Sunday, July 29, 2012

20th Century Art and a Little Night Music

I've been having an artsy couple of weeks here in the Twin Cities. First I stopped by the Museum of Russian Art to see their latest, titled From Thaw to Meltdown: Soviet Paintings of the 1950s–1980s.

The curators did a great job of giving context to a set of eight paintings that form the core of the exhibit. The works, all from the time after Stalin's death, were part of "the process of renegotiation" of what art was in the Soviet Union. "The paintings demonstrate that many Soviet artists, rather than being passive recipients of dominant ideas, used their art to reopen public discourse that was virtually non-existent under Stalin."

I especially loved this juxtaposition:

In case the yellow headings aren't readable, the one at left says Swaggering Males, while the one at right says Disgruntled Females. The painting at left could almost be an ad for Abercrombie and Fitch, while the woman in orange overalls at right is almost anti-feminine.

Another favorite painting of mine from the exhibit contradicts the Disgruntled Female analysis:

This huge canvas (Yuri Ivanovich Bosko's "A Woman of the Volga," 1967), lit theatrically, shows a grinning woman in bright clothes, working barefoot in the sun on a boat deck. In the background are what look like battleships.

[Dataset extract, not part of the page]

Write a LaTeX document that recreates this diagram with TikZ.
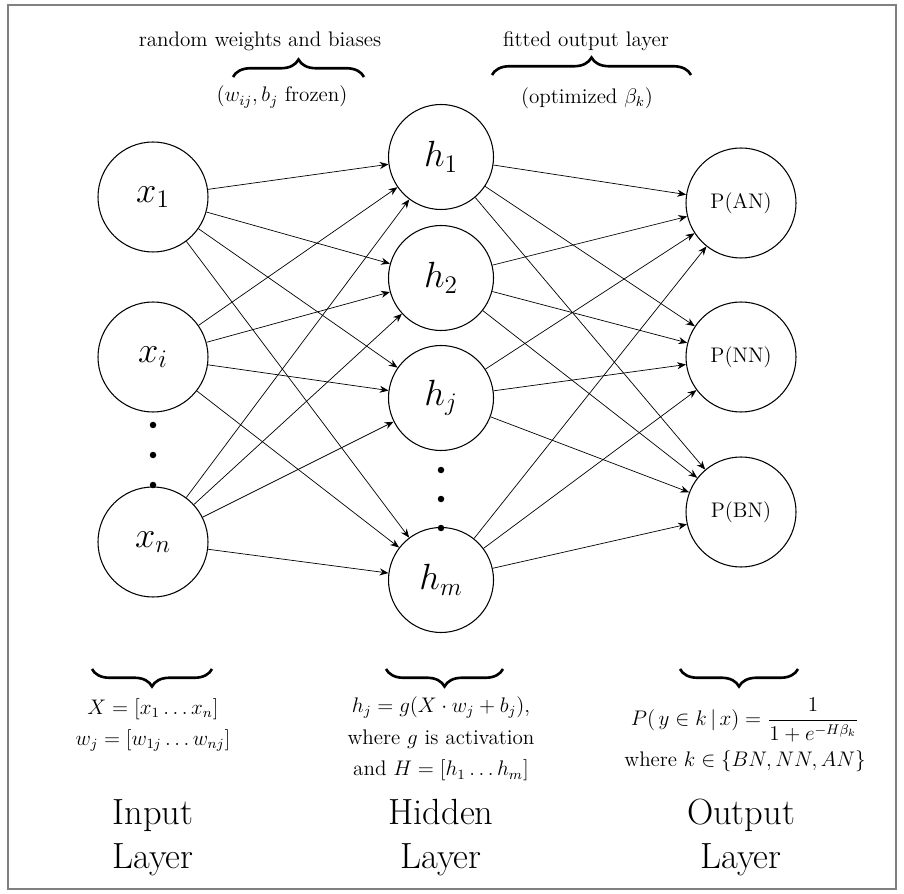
\documentclass[tikz,border=0pt]{standalone}
\usetikzlibrary{arrows.meta,decorations.pathreplacing,positioning}

\begin{document}
\begin{tikzpicture}[node distance= 3cm,
    bracepath/.style={decorate, decoration={brace, amplitude= 0.35cm}, line width= 1.5pt},
    txtnode/.style={font=\large, align=center}]
      \useasboundingbox (0,0) rectangle (18.08,-17.88);
      \draw [gray, line width= 1.3pt] (0.16,-0.1) rectangle (17.92,-17.78);
      \begin{scope}[every node/.style={circle,semithick,draw,minimum size= 2.2cm,font=\huge}]
        \node (x1) at (3.06,-3.94) {$x_1$};
        \node (xi) [below of= x1, node distance= 3.2cm] {$x_i$};
        \node (xn) [below of= xi, node distance= 3.7cm] {$x_n$};
        \node (h1) [minimum size= 2.1cm] at (8.82,-3.14) {$h_1$};
        \node (h2) [minimum size= 2.1cm, below of= h1, node distance= 2.42cm] {$h_2$};
        \node (hj) [minimum size= 2.1cm, below of= h2, node distance= 2.4cm] {$h_j$};
        \node (hm) [minimum size= 2.1cm, below of= hj, node distance= 3.64cm] {$h_m$};
        \node (AN) [font=\large] at (14.82,-4.06) {P(AN)};
        \node (NN) [font=\large, below of= AN, node distance= 3.08cm] {P(NN)};
        \node (BN) [font=\large, below of= NN, node distance= 3.1cm] {P(BN)};
      \end{scope}
      \begin{scope}[every node/.style={circle,fill,inner sep= 0pt,minimum size= 0.13cm}]
        \node (dx1) at (3.06,-8.5) {};
        \node (dx2) [below of= dx1, node distance= 0.6cm] {};
        \node (dx3) [below of= dx2, node distance= 0.6cm] {};
        \node (dh1) at (8.82,-9.4) {};
        \node (dh2) [below of= dh1, node distance= 0.58cm] {};
        \node (dh3) [below of= dh2, node distance= 0.58cm] {};
      \end{scope}
      \begin{scope}
        [every edge/.style={draw= black, thin, -{Stealth[length= 5pt, width= 4pt]}}]
        \path (x1) edge (h1);
        \path (x1) edge (h2);
        \path (x1) edge (hj);
        \path (x1) edge (hm);
        \path (xi) edge (h1);
        \path (xi) edge (h2);
        \path (xi) edge (hj);
        \path (xi) edge (hm);
        \path (xn) edge (h1);
        \path (xn) edge (h2);
        \path (xn) edge (hj);
        \path (xn) edge (hm);
        \path (h1) edge (AN);
        \path (h1) edge (NN);
        \path (h1) edge (BN);
        \path (h2) edge (AN);
        \path (h2) edge (NN);
        \path (h2) edge (BN);
        \path (hj) edge (AN);
        \path (hj) edge (NN);
        \path (hj) edge (BN);
        \path (hm) edge (AN);
        \path (hm) edge (NN);
        \path (hm) edge (BN);
      \end{scope}
      % braces over the weights
      \coordinate (tl1) at (4.66,-1.54);
      \coordinate (tr1) at (7.28,-1.54);
      \coordinate (tl2) at (9.84,-1.5);
      \coordinate (tr2) at (13.82,-1.5);
      \draw [bracepath] (tl1) -- (tr1);
      \draw [bracepath] (tl2) -- (tr2);
      \node (rwb) [txtnode] at (5.2,-0.82) {random weights and biases};
      \node (frz) [txtnode] at (5.64,-1.94) {($w_{ij}, b_j$ frozen)};
      \node (fol) [txtnode] at (11.72,-0.82) {fitted output layer};
      \node (opt) [txtnode] at (11.74,-1.96) {(optimized $\beta_k$)};
      % braces under the layers
      \coordinate (bl1) at (1.84,-13.38);
      \coordinate (br1) at (4.24,-13.38);
      \coordinate (bl2) at (7.72,-13.38);
      \coordinate (br2) at (10.06,-13.38);
      \coordinate (bl3) at (13.6,-13.38);
      \coordinate (br3) at (15.96,-13.38);
      \draw [bracepath] (br1) -- (bl1);
      \draw [bracepath] (br2) -- (bl2);
      \draw [bracepath] (br3) -- (bl3);
      \node (inf) [txtnode] at (3.06,-14.5)
        {$X = [x_1 \ldots x_n]$\\[4pt] $w_j = [w_{1j} \ldots w_{nj}]$};
      \node (hdf) [txtnode] at (8.82,-14.78)
        {$h_j = g(X \cdot w_j + b_j)$,\\[4pt] where $g$ is activation\\[4pt] and $H = [h_1 \ldots h_m]$};
      \node (otf) [txtnode] at (14.9,-14.7)
        {$\displaystyle P(\,y \in k \,|\, x) = \frac{1}{1 + e^{-H\beta_k}}$\\[4pt] where $k \in \{BN, NN, AN\}$};
      \node (inl) [font=\huge, align=center] at (3.06,-16.75) {Input\\ Layer};
      \node (hdl) [font=\huge, align=center] at (8.82,-16.75) {Hidden\\ Layer};
      \node (otl) [font=\huge, align=center] at (14.82,-16.75) {Output\\ Layer};
    \end{tikzpicture}
\end{document}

Heroic portraits of individual workers, usually men, recur throughout the exhibit. This painting by Tamaz Ambakovich Dzhincharadze, titled simply "A Miner" (1962), fills the place of honor in the first-floor gallery. (The museum is a former church, so the most prominent spot in the gallery is on the back wall of the altar area.)

What struck me most about this painting was that it didn't romanticize the worker or work. He just looks exhausted.

Soon after, I got to see the Minnesota History's Center's installation of 1934: A New Deal for Artists. Originally organized by the Smithsonian American Art Museum, "1934" includes paintings from the Public Works of Art Project, which ran for just six months in the early years of FDR's first term. "Artists were asked to depict 'the American Scene,' but they were encouraged to interpret this idea freely. They painted regional, recognizable subjects -- ranging from portraits to cityscapes and images of city life to landscapes and depictions of rural life -- that reminded the public of quintessential American values such as hard work, community and optimism. These artworks, which were displayed in schools, libraries, post offices, museums and government buildings, vividly capture the realities and ideals of Depression-era America."

There are 56 paintings in all.

I couldn't help seeing "Juan Duran" by Kenneth M. Adams as a contrast with the worker portraits from the Soviet-era show.

Another picture that particularly appealed to me was "Tenement Flats" by Millard Sheets, where the density of life in the lower part of the painting contrasts with the fancy houses on the hill above. The strong geometry of the composition draws the eye and invites exploration of all the details. The clothes hanging out to dry are clearly meant to communicate the poverty and disheveled nature of the tenement inhabitants. But to me, it looks like a sustainable way of living in a cohesive community that we should be thinking about bringing back.

Finally, last weekend I got to see Mu Performing Arts' production of Stephen Sondheim's Into the Woods. I wasn't familiar with the show, and was a little afraid it would be juvenile, but of course it wasn't at all. The stagecraft was first-rate (especially the way the giantess was handled) and the costumes, drawing from a range of Asian cultural traditions, were fun.

Katie Bradley in Japanese-inspired costume as the witch
The production has gotten great reviews all around town. I especially liked the performances of Sheena Janson as the Baker's Wife and Katie Bradley as the witch. (The two princes' renditions of "Agony" and its reprise were also great.)